Intégration des classes sociales dans la stratégie de domination néo-libérale

Par Martial Bouilliol

La période Fordiste a donné lieu à une captation de la force de travail du prolétariat au profit de la classe dominante, propriétaire des outils de production. Cette première captation s’est traduite par une contrainte sur les corps. Michel Foucault parlait de société disciplinaire, de Bio-pouvoir….La division du travail est une des manifestations de ce Bio-pouvoir. La captation du savoir et de l’attention participe du même mécanisme. Nous parlons alors de Psycho-pouvoir, puisque celle ci s’exerce sur le psychisme des individus. La captation du savoir et de l’attention a pour but, nous l’avons vu, d’opérer une transformation de la société libidinale, caractéristique de la période Fordiste en société pulsionnelle caractéristique de la période néo-libérale.

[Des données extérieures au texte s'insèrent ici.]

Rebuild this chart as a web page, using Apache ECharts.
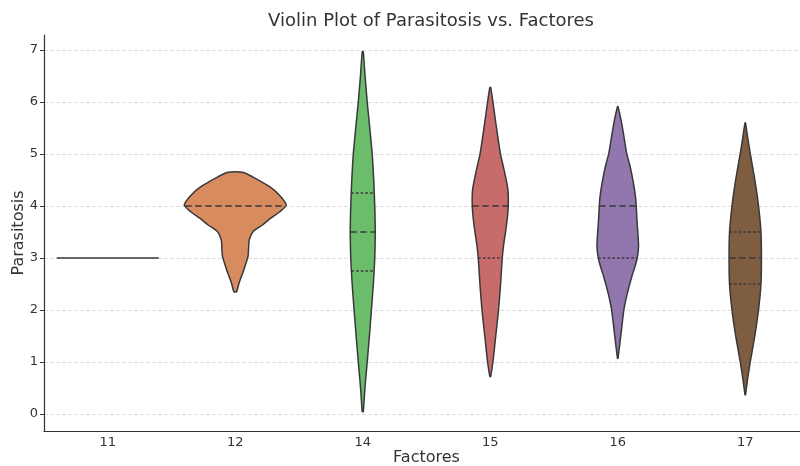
<!DOCTYPE html>
<html>
<head>
<meta charset="utf-8">
<script src="https://cdn.jsdelivr.net/npm/echarts@6/dist/echarts.min.js"></script>
<style>
html,body{margin:0;padding:0;background:#fff;}
#chart{width:800px;height:466px;}
</style>
</head>
<body>
<div id="chart"></div>
<script>
const categories = ['11', '12', '14', '15', '16', '17'];
const yTicks = [0, 1, 2, 3, 4, 5, 6, 7];
const fillColors = ['#5a82b8', '#d88b5e', '#6cbd6b', '#c86b6b', '#9277ae', '#7e5d40'];

// Density outline per category: y levels and half-widths (in category units)
const levels11 = [3];
const widths11 = [0.4];
const levels12 = [2.35, 2.52, 2.77, 3.03, 3.2, 3.35, 3.51, 3.63, 3.76, 3.89, 4.02, 4.21, 4.37, 4.56, 4.65];
const widths12 = [0.01, 0.03, 0.067, 0.10, 0.105, 0.11, 0.14, 0.21, 0.275, 0.35, 0.40, 0.345, 0.27, 0.136, 0.059];
const levels14 = [0.045, 0.5, 1.0, 1.5, 2.0, 2.5, 3.0, 3.5, 4.0, 4.5, 5.0, 5.5, 6.0, 6.5, 6.97];
const widths14 = [0.004, 0.017, 0.035, 0.052, 0.068, 0.083, 0.094, 0.098, 0.094, 0.086, 0.074, 0.055, 0.035, 0.018, 0.004];
const levels15 = [0.72, 1.0, 1.5, 2.0, 2.5, 3.0, 3.25, 3.5, 3.75, 4.0, 4.3, 4.6, 5.0, 5.5, 6.0, 6.28];
const widths15 = [0.003, 0.021, 0.043, 0.065, 0.081, 0.094, 0.105, 0.12, 0.133, 0.141, 0.139, 0.117, 0.08, 0.049, 0.021, 0.003];
const levels16 = [1.07, 1.55, 2.0, 2.3, 2.64, 2.85, 3.0, 3.22, 3.47, 3.75, 4.0, 4.2, 4.44, 4.76, 5.01, 5.4, 5.65, 5.91];
const widths16 = [0.002, 0.026, 0.048, 0.073, 0.11, 0.137, 0.153, 0.163, 0.158, 0.15, 0.145, 0.138, 0.123, 0.097, 0.07, 0.044, 0.026, 0.002];
const levels17 = [0.37, 0.7, 1.0, 1.5, 2.0, 2.49, 3.0, 3.51, 4.0, 4.5, 5.01, 5.3, 5.6];
const widths17 = [0.002, 0.02, 0.039, 0.075, 0.104, 0.123, 0.127, 0.123, 0.104, 0.075, 0.039, 0.02, 0.002];

// Quartiles [Q1, median, Q3]
const quart11 = null;
const quart12 = [4, 4, 4];
const quart14 = [2.75, 3.5, 4.25];
const quart15 = [3, 4, 4];
const quart16 = [3, 4, 4];
const quart17 = [2.5, 3, 3.5];

const profiles = [
  { levels: levels11, widths: widths11, q: quart11 },
  { levels: levels12, widths: widths12, q: quart12 },
  { levels: levels14, widths: widths14, q: quart14 },
  { levels: levels15, widths: widths15, q: quart15 },
  { levels: levels16, widths: widths16, q: quart16 },
  { levels: levels17, widths: widths17, q: quart17 }
];

const edge = '#383838';
const font = 'DejaVu Sans';

function widthAt(p, y) {
  const L = p.levels, W = p.widths;
  if (y <= L[0]) return W[0];
  for (let i = 1; i < L.length; i++) {
    if (y <= L[i]) {
      const t = (y - L[i - 1]) / (L[i] - L[i - 1]);
      return W[i - 1] + t * (W[i] - W[i - 1]);
    }
  }
  return W[W.length - 1];
}

function renderItem(params, api) {
  const idx = params.dataIndex;
  const p = profiles[idx];
  const band = api.size([1, 0])[0];
  const cx = api.coord([idx, 0])[0];
  const children = [];
  if (p.levels.length === 1) {
    const y = api.coord([idx, p.levels[0]])[1];
    children.push({
      type: 'line',
      shape: { x1: cx - p.widths[0] * band, y1: y, x2: cx + p.widths[0] * band, y2: y },
      style: { stroke: edge, lineWidth: 1.5 }
    });
    return { type: 'group', children };
  }
  const left = [], right = [];
  for (let i = 0; i < p.levels.length; i++) {
    const y = api.coord([idx, p.levels[i]])[1];
    left.push([cx - p.widths[i] * band, y]);
    right.unshift([cx + p.widths[i] * band, y]);
  }
  children.push({
    type: 'polygon',
    shape: { points: left.concat(right), smooth: 0.2 },
    style: { fill: fillColors[idx], stroke: edge, lineWidth: 1.5, lineJoin: 'round' }
  });
  if (p.q) {
    const [q1, med, q3] = p.q;
    [q1, q3].forEach(function (v) {
      if (v === med) return;
      const y = api.coord([idx, v])[1];
      const w = widthAt(p, v) * band;
      children.push({
        type: 'line',
        shape: { x1: cx - w, y1: y, x2: cx + w, y2: y },
        style: { stroke: edge, lineWidth: 1.5, lineDash: [2.5, 2.2] }
      });
    });
    const y = api.coord([idx, med])[1];
    const w = widthAt(p, med) * band;
    children.push({
      type: 'line',
      shape: { x1: cx - w, y1: y, x2: cx + w, y2: y },
      style: { stroke: edge, lineWidth: 1.5, lineDash: [6.5, 3.5] }
    });
  }
  return { type: 'group', children };
}

const chart = echarts.init(document.getElementById('chart'), null, { renderer: 'canvas' });
chart.setOption({
  backgroundColor: '#ffffff',
  animation: false,
  title: {
    text: 'Violin Plot of Parasitosis vs. Factores',
    left: 426, top: 7, textAlign: 'center',
    textStyle: { fontFamily: font, fontSize: 18, fontWeight: 'normal', color: '#333333' }
  },
  grid: { left: 44, right: -9, top: 35, bottom: 35, containLabel: false, outerBoundsMode: 'none' },
  xAxis: {
    type: 'category',
    data: categories,
    boundaryGap: true,
    name: 'Factores',
    nameLocation: 'middle',
    nameGap: 19,
    nameMoveOverlap: false,
    nameTextStyle: { fontFamily: font, fontSize: 16, color: '#333333' },
    axisLine: { onZero: false, lineStyle: { color: '#333333', width: 1.2 } },
    axisTick: { alignWithLabel: true, length: 4, lineStyle: { color: '#333333' } },
    axisLabel: { fontFamily: font, fontSize: 13, color: '#333333', margin: 5 },
    splitLine: { show: false }
  },
  yAxis: {
    type: 'value',
    min: -0.327,
    max: 7.288,
    name: 'Parasitosis',
    nameLocation: 'middle',
    nameGap: 17,
    nameMoveOverlap: false,
    nameTextStyle: { fontFamily: font, fontSize: 16, color: '#333333' },
    axisLine: { show: true, lineStyle: { color: '#333333', width: 1.2 } },
    axisTick: { show: true, length: 4, customValues: yTicks, lineStyle: { color: '#333333' } },
    axisLabel: { fontFamily: font, fontSize: 13, color: '#333333', margin: 6, customValues: yTicks, showMinLabel: true, showMaxLabel: true },
    splitLine: { show: true, customValues: yTicks, lineStyle: { color: '#d5d5d5', type: [4, 2], width: 0.8 } }
  },
  series: [{
    type: 'custom',
    renderItem: renderItem,
    clip: false,
    data: categories.map(function (c, i) { return [i, 0]; }),
    encode: { x: 0, y: 1 }
  }]
});
</script>
</body>
</html>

La société pulsionnelle pourvoit immédiatement à nos futurs désirs, avant même que ceux ci n’aient pu prendre forme, leur construction nécessitant une période de latence. Elle nous contrôle et nous maintien dans le champ de subsistance en court-circuitant notre volonté d’accéder au domaine des consistances.
Dans ce nouveau paradigme souhaité par les think tank, il ne faut pas négliger le travail effectué pendant la période Fordiste qui a rendu possible la constitution de cette société pulsionnelle. La période Fordiste a orienté le désir des hommes vers les objets, travail préalable à tout cloisonnement du champ des consistances.
Ainsi, le nouvel agencement politique permet d’une part l’alimentation automatique de la pompe consumériste du système et d’autre part le contrôle des corps et des esprits afin d’éviter tout phénomène de sédition.
Il est possible à ce stade de préciser et d’affiner la stratégie libérale à l’oeuvre en tenant compte des cibles qu’elle entend activer.
Le pouvoir capitaliste dominant a segmenté sa cible globale en deux catégories : la classe sociale ouvrière et la petite bourgeoisie intellectuelle. Depuis de nombreuses décennies, ces deux classes sociales, parfois rassemblées dans le bloc du même nom théorisé par Gramsci (bloc historique), se sont séparées, la petite bourgeoisie intellectuelle épousant les intérêts de la bourgeoisie. Par conséquent la classe ouvrière s’est retrouvée un peu seule, sans allié, désertée par les forces politiques de gauche, en proie à toutes les tentatives d’instrumentalisation et de manipulation.
Le pouvoir capitaliste ne va pas agir de façon homogène sur ces deux cibles. Examinons tout d’abord l’approche stratégique menée au niveau du prolétariat.
La classe ouvrière ne peut assurer l’alimentation du système. Son pouvoir d’achat est insuffisant. Il n’est pas nécessaire de lui faire adopter une consommation pulsionnelle car celle ci est de toute façon trop faible. Les prolétaires évoluent déjà dans le champ des subsistances et il suffit de les y laisser. Le grignotage des services publics, augmentant le coût des prestations sociales confiées au secteur privé, servira de levier pour mieux les soumettre.
La pression exercée sur le prolétariat permet d’assurer au système l’acquisition d’une main d’œuvre à bas coût, et ceci tant que l’intervention des robots ne s’exerce pas encore à grande échelle… Une fois l’utilisation des robots généralisée, la classe prolétaire sera définitivement rayée de la carte car devenu inutile.
L’approche au niveau de la cible « petite bourgeoisie intellectuelle » est plus délicate.
Pour le maintien de l’équilibre économique du système il est essentiel que cette cible consomme… Il faut toutefois encadrer cette consommation, y injecter suffisamment d’affects joyeux pour qu’elle se mette en branle, mais la contenir dans le domaine de la pulsion afin d’éviter que les sujets n’atteignent le champ des consistances, espace de réalisation psychique pouvant potentiellement favoriser les séditions. Zizek parle d’injonction à jouir. Nous pouvons l’entendre comme une jouissance immédiate, issue de la satisfaction d’une pulsion, bien distincte de la jouissance libidinale caractéristique de la société Fordiste.
Ainsi le capitalisme opère un traitement différencié, adapté à des classes sociales bien distinctes, et permettant l’atteinte d’une efficacité optimale.